Though the Crusaders succeeded in killing off most of the Cathars (in the name of God?) the history remains.
We stayed two nights in Cathar country, the second one in a Chambre d'hotes in Carcasonne. The woman who hosted us in Carcasonne was writing a book on the history of superstition in the area with respects to a particular poet and his friend (a painter). Won't go in to details but I must say we had the most amazing discussion with her over breakfast. She is ensconced in her research to the point of becoming a bit of a recluse. Her love of Carcasonne as well as some of the other chateaus is all consuming. She was telling us of one Chateau, Montsegur, where séances were held regularly. It seems many citizens were burned there and their ashes scattered. Guess that means a lot of unhappy spirits... which in turn means good connections. Who knows. Anyway it was a pretty interesting way to gain insite to the area.

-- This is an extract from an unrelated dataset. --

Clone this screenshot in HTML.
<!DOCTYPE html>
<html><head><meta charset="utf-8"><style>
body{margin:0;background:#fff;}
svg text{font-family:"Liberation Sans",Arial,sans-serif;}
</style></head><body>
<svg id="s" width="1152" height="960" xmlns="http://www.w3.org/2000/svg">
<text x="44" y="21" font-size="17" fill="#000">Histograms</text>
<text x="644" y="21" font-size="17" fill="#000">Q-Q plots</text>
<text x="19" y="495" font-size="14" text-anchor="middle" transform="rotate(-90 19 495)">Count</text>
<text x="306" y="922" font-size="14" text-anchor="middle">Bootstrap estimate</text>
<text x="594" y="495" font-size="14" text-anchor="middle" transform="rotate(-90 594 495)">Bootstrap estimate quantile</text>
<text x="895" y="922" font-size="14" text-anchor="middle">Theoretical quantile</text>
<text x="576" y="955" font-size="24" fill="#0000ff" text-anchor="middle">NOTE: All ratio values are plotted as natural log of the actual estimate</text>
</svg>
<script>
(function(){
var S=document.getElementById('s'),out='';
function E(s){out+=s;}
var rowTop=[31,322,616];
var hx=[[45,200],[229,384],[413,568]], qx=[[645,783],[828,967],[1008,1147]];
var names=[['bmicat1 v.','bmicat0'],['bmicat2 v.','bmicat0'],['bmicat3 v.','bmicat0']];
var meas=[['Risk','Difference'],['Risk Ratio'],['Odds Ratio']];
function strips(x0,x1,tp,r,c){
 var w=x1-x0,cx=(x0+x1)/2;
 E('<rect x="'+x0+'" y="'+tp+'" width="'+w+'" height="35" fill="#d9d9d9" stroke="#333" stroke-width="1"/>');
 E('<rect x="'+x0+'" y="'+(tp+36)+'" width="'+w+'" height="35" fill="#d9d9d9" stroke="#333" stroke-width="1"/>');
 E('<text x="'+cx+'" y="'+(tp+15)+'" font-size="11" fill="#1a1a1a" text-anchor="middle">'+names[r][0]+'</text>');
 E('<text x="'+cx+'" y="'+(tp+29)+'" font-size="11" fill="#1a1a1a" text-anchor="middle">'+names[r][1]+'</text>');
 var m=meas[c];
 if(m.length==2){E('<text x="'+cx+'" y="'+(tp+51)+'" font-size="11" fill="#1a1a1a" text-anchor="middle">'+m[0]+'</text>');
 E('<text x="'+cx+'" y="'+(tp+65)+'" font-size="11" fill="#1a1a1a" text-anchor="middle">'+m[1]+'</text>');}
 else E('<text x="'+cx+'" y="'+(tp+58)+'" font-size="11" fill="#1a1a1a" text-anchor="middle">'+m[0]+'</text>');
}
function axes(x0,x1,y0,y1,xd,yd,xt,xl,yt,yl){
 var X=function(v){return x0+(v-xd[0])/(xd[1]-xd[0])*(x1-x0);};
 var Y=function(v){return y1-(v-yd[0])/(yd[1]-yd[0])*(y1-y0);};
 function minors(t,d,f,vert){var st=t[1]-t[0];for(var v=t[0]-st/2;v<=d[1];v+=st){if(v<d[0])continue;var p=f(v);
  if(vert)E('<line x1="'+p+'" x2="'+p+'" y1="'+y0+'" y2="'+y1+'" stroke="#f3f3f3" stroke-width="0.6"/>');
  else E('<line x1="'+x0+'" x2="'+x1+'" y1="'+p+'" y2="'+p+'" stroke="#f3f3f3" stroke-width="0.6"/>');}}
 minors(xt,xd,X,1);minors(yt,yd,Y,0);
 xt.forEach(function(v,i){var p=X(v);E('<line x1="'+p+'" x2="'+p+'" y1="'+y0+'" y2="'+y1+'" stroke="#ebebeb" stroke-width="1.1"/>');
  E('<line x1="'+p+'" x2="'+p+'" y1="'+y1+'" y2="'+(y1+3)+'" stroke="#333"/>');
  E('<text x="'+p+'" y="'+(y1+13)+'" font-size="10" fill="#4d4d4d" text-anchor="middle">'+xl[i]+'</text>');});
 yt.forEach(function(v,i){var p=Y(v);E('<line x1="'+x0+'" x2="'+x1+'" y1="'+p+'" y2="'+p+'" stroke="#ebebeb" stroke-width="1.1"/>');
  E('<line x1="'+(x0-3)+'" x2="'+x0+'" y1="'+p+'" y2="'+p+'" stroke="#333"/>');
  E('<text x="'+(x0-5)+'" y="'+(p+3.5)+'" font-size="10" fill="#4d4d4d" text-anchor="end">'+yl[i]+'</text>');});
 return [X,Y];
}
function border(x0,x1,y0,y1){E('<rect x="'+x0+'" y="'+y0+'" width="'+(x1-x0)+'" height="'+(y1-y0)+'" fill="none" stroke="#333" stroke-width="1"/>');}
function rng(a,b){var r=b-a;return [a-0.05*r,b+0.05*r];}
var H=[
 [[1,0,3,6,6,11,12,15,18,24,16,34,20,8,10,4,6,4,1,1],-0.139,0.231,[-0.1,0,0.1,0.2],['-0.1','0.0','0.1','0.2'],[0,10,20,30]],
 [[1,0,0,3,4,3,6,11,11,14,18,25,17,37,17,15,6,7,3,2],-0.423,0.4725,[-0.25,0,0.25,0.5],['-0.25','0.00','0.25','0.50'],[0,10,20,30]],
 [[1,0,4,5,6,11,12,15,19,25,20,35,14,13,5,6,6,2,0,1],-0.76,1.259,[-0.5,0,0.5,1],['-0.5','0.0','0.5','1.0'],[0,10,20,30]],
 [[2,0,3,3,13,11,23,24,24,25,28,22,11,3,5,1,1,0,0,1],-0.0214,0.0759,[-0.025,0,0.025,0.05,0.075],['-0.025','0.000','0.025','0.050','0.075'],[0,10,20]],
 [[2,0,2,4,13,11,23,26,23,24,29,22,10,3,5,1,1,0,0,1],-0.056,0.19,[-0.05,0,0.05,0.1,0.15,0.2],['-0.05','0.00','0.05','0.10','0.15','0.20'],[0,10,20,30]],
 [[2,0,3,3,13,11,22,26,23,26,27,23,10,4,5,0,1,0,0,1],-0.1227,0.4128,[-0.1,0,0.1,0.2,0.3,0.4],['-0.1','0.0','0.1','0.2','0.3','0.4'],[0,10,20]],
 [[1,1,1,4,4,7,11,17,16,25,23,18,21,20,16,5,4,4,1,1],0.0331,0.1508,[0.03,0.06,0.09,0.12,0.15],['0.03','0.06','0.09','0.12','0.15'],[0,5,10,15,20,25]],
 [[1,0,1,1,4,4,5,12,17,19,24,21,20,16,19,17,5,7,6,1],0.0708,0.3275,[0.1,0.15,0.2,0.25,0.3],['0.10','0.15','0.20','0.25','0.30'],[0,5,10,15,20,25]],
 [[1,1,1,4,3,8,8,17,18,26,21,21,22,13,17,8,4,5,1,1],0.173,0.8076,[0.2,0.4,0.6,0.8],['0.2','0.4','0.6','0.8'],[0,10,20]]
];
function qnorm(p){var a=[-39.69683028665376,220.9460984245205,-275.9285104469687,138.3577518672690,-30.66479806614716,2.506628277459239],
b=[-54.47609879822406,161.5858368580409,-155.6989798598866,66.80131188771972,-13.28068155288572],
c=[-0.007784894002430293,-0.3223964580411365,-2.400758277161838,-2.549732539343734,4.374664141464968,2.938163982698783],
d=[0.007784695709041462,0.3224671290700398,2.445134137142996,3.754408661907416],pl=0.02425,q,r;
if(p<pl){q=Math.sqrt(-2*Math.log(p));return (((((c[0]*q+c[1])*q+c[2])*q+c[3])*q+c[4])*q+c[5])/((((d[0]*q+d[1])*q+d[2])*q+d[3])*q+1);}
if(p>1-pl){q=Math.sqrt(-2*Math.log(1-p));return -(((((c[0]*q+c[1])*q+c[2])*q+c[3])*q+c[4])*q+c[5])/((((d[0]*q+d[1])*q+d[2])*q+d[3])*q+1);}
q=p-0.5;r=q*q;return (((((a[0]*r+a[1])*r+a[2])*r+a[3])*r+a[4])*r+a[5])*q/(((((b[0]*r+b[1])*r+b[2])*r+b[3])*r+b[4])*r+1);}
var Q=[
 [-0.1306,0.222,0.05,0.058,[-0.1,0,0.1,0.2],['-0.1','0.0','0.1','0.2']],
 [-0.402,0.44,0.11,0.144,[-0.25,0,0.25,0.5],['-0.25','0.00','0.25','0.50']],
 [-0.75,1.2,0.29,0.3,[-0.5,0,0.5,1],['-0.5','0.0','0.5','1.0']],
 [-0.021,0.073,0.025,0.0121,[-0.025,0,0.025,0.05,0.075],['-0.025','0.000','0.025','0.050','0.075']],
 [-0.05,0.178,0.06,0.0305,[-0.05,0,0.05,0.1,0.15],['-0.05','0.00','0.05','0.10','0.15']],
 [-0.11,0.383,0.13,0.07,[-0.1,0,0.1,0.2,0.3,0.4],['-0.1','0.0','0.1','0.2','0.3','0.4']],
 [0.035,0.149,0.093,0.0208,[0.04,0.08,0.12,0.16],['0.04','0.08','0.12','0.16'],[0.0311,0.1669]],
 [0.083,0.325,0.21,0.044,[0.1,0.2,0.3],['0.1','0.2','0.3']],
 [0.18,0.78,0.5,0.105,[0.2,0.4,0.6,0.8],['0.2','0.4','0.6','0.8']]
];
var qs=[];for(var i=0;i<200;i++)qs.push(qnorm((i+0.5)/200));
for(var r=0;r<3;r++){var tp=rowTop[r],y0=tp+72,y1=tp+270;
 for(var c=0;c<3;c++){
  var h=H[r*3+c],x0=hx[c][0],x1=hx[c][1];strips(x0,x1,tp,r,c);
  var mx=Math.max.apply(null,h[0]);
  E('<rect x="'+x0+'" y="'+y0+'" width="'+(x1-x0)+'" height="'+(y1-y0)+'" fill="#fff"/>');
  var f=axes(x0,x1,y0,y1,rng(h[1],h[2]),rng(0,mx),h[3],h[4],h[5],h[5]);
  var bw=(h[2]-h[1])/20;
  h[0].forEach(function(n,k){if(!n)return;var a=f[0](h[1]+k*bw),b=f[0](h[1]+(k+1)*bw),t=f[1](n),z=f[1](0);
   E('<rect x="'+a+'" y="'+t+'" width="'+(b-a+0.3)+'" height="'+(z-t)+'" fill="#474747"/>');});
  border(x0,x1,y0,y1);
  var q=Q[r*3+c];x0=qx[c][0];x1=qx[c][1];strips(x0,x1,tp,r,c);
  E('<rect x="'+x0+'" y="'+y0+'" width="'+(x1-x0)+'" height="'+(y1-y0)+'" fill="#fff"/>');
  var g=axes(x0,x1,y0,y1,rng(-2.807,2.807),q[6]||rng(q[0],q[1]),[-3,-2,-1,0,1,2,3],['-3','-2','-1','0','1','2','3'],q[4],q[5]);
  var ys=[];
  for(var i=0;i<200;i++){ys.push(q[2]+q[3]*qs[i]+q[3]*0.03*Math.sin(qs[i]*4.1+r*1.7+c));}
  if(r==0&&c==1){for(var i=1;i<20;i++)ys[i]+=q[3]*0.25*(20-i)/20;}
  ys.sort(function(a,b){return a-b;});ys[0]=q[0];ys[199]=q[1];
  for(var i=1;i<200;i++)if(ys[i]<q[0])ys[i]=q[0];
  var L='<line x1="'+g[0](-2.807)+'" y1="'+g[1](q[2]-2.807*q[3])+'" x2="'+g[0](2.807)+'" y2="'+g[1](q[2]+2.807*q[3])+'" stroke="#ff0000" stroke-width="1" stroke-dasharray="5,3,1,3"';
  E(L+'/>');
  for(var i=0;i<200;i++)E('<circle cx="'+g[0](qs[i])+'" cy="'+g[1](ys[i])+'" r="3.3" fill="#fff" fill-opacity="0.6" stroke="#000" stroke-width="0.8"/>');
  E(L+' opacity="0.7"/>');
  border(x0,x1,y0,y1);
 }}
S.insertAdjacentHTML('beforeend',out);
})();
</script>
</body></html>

Shane and I had tried to visit the Chateau Montsegur only to find it shrouded in heavy cloud as very heavy rain threatened flooding. Needless to say we have wet pictures of the castle from afar.... Never did make it inside. In fact, as we drove through the gorge, we noticed a torrent of water coming right out of a mountain cave. According to our 'host' this is not something that happens often. Could be why that night I had dreams of being carried off in a flood!

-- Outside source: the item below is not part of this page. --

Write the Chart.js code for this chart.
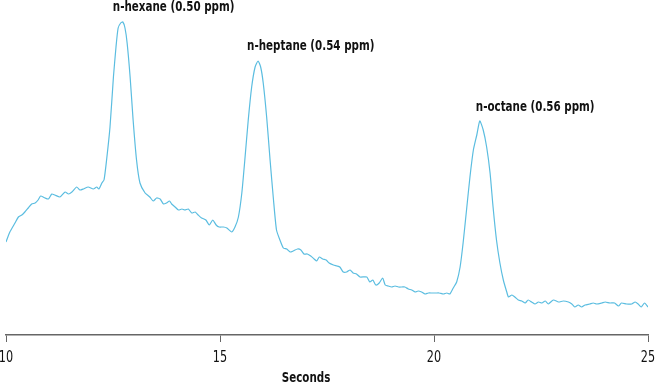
<!DOCTYPE html>
<html lang="en">
<head>
    <meta charset="UTF-8" />
    <title>Chromatogram</title>
    <script src="https://cdn.jsdelivr.net/npm/chart.js"></script>
    <style>
        body {
            margin: 0;
            padding: 0;
            background: #fff;
        }

        .wrap {
            width: 655px;
            height: 383px;
            position: relative;
        }
    </style>
</head>
<body>
    <div class="wrap"><canvas id="chrom"></canvas></div>

    <script>
        // retention time (s) and detector signal (arbitrary units)
        const times = [
            10.00, 10.09, 10.21, 10.29, 10.37, 10.44, 10.52, 10.60, 10.68, 10.75,
            10.81, 10.91, 10.99, 11.07, 11.14, 11.26, 11.38, 11.46, 11.54, 11.65,
            11.73, 11.81, 11.92, 12.04, 12.12, 12.17, 12.24, 12.29, 12.35, 12.43,
            12.51, 12.57, 12.62, 12.68, 12.73, 12.78, 12.83, 12.90, 12.97, 13.05,
            13.13, 13.25, 13.36, 13.44, 13.52, 13.60, 13.68, 13.75, 13.82, 13.87,
            13.95, 14.03, 14.11, 14.18, 14.26, 14.34, 14.42, 14.49, 14.57, 14.67,
            14.75, 14.83, 14.91, 14.98, 15.08, 15.16, 15.27, 15.35, 15.43, 15.51,
            15.58, 15.66, 15.74, 15.82, 15.89, 15.95, 16.01, 16.09, 16.17, 16.25,
            16.32, 16.40, 16.48, 16.56, 16.64, 16.71, 16.81, 16.89, 16.96, 17.04,
            17.12, 17.20, 17.26, 17.32, 17.40, 17.48, 17.55, 17.65, 17.73, 17.80,
            17.88, 17.96, 18.04, 18.11, 18.19, 18.27, 18.43, 18.50, 18.57, 18.64,
            18.72, 18.80, 18.86, 18.93, 19.01, 19.09, 19.17, 19.25, 19.32, 19.40,
            19.48, 19.56, 19.63, 19.71, 19.79, 19.87, 19.95, 20.05, 20.12, 20.22,
            20.30, 20.37, 20.45, 20.53, 20.61, 20.68, 20.76, 20.84, 20.92, 21.00,
            21.07, 21.15, 21.23, 21.31, 21.38, 21.46, 21.54, 21.62, 21.70, 21.74,
            21.82, 21.89, 21.97, 22.05, 22.13, 22.20, 22.28, 22.36, 22.44, 22.52,
            22.60, 22.67, 22.79, 22.91, 23.02, 23.14, 23.22, 23.29, 23.37, 23.45,
            23.53, 23.64, 23.72, 23.80, 23.92, 24.00, 24.11, 24.22, 24.31, 24.38,
            24.50, 24.62, 24.70, 24.77, 24.84, 24.92, 25.00
        ];
        const signal = [
            93, 103, 112, 118, 120, 123, 127, 131, 132, 135,
            139, 137, 136, 141, 140, 138, 143, 141, 143, 148,
            145, 146, 148, 146, 148, 146, 152, 155, 175, 208,
            258, 288, 307, 312, 313, 307, 292, 258, 215, 175,
            152, 142, 138, 134, 137, 136, 131, 132, 134, 131,
            128, 125, 126, 125, 126, 122, 123, 120, 117, 115,
            110, 115, 110, 108, 108, 107, 103, 108, 118, 142,
            175, 215, 248, 268, 274, 268, 252, 218, 175, 135,
            105, 95, 87, 86, 83, 84, 86, 85, 81, 81,
            79, 76, 74, 78, 76, 75, 72, 70, 69, 68,
            63, 63, 65, 62, 61, 58, 58, 53, 55, 50,
            52, 57, 50, 49, 48, 49, 48, 48, 48, 46,
            45, 43, 44, 43, 41, 42, 42, 42, 42, 41,
            42, 41, 47, 53, 68, 92, 125, 158, 185, 200,
            214, 205, 188, 162, 128, 95, 72, 55, 43, 38,
            40, 38, 35, 34, 32, 35, 33, 31, 33, 32,
            34, 31, 35, 33, 34, 33, 31, 28, 30, 28,
            30, 31, 32, 31, 32, 33, 32, 32, 29, 32,
            31, 31, 33, 31, 28, 32, 28
        ];

        // peak annotations
        const peakNames = ['n-hexane (0.50 ppm)', 'n-heptane (0.54 ppm)', 'n-octane (0.56 ppm)'];
        const peakTimes = [12.73, 15.89, 21.07];
        const peakHeights = [313, 274, 214];

        const xTicks = [10, 15, 20, 25];
        const xTitle = 'Seconds';

        const fontFam = "'DejaVu Sans Condensed', 'DejaVu Sans', sans-serif";

        // no narrow font installed, so squeeze the text horizontally
        function narrowText(ctx, text, x, y, squeeze) {
            ctx.save();
            ctx.translate(x, y);
            ctx.scale(squeeze, 1);
            ctx.fillText(text, 0, 0);
            ctx.restore();
        }

        const textLayer = {
            id: 'textLayer',
            afterDatasetsDraw(chart, args, opts) {
                const { ctx, scales: { x, y }, chartArea } = chart;
                ctx.save();
                ctx.fillStyle = '#111';
                ctx.textBaseline = 'middle';

                ctx.font = 'bold 14px ' + fontFam;
                ctx.textAlign = 'left';
                peakNames.forEach((name, i) => {
                    const px = x.getPixelForValue(peakTimes[i]) + opts.dx[i];
                    const py = y.getPixelForValue(peakHeights[i]) - opts.dy[i];
                    narrowText(ctx, name, px, py, 0.82);
                });

                ctx.font = '16px ' + fontFam;
                ctx.textAlign = 'center';
                xTicks.forEach(v => {
                    narrowText(ctx, String(v), x.getPixelForValue(v), chartArea.bottom + 23, 0.78);
                });

                ctx.font = 'bold 14px ' + fontFam;
                narrowText(ctx, xTitle, 306, chartArea.bottom + 43, 0.82);
                ctx.restore();
            }
        };

        new Chart(document.getElementById('chrom'), {
            type: 'line',
            data: {
                datasets: [{
                    data: times.map((t, i) => ({ x: t, y: signal[i] })),
                    borderColor: '#5bbde0',
                    borderWidth: 1.2,
                    pointRadius: 0,
                    tension: 0.2,
                    fill: false
                }]
            },
            options: {
                responsive: true,
                maintainAspectRatio: false,
                animation: false,
                layout: { padding: { top: 0, bottom: 0, left: 6, right: 7 } },
                plugins: {
                    legend: { display: false },
                    tooltip: { enabled: false },
                    textLayer: { dx: [-10, -11, -4], dy: [15, 15, 14] }
                },
                scales: {
                    x: {
                        type: 'linear',
                        min: 10,
                        max: 25,
                        afterBuildTicks: s => { s.ticks = xTicks.map(v => ({ value: v })); },
                        afterFit: s => { s.height = 48; },
                        grid: { drawOnChartArea: false, drawTicks: true, tickLength: 7, color: '#666' },
                        border: { display: true, color: '#666', width: 1.5 },
                        ticks: { display: false }
                    },
                    y: {
                        display: false,
                        min: 0,
                        max: 335
                    }
                }
            },
            plugins: [textLayer]
        });
    </script>
</body>
</html>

Our visit to Carcasonne itself was interesting though I must say not the highlight I was expecting. The Cite had been restored to it's former glory in the late 18th century. It is magnificent but, again, so much commercialism. The chateau was closed |(as a political protest apparently) which meant we couldn't walk on the ramparts either.
We did spend the day wandering around the Cite and the Bastide. With our B&B being about 1 block from the site it was an easy day of little driving. At night the Cite is lit up which is really quite beautiful.
After leaving Carcasonne we headed south to see yet more chateaus and wander around Peyrepertuse and Lapradelle-Puilaurens, have a picnic lunch and drive through the most amazing gorge, Gorges Galamus. I don't know how we negotiated those corners let alone how the bicycle riders survived the feat!? Don't think I'd be driving a motor home on that road. It did make for amazing pictures though, I must say.
So now, here we are in Portiranges Plage at our gite for the week. Turns out to be in a gated resort community. With no one that speaks English and no body at home I'm amazed that we found the key and got settled in. It's a good thing we find angels wherever we go. Turns out the neighbour lady had the key.... But I wouldn't have found her if a nice man in the parking lot hadn't asked around for me. What a wonderful world.
Now if I could only find that nice man and give him a bottle of wine to say thanks....he must live around here somewhere...there are only 200 units to choose from??!!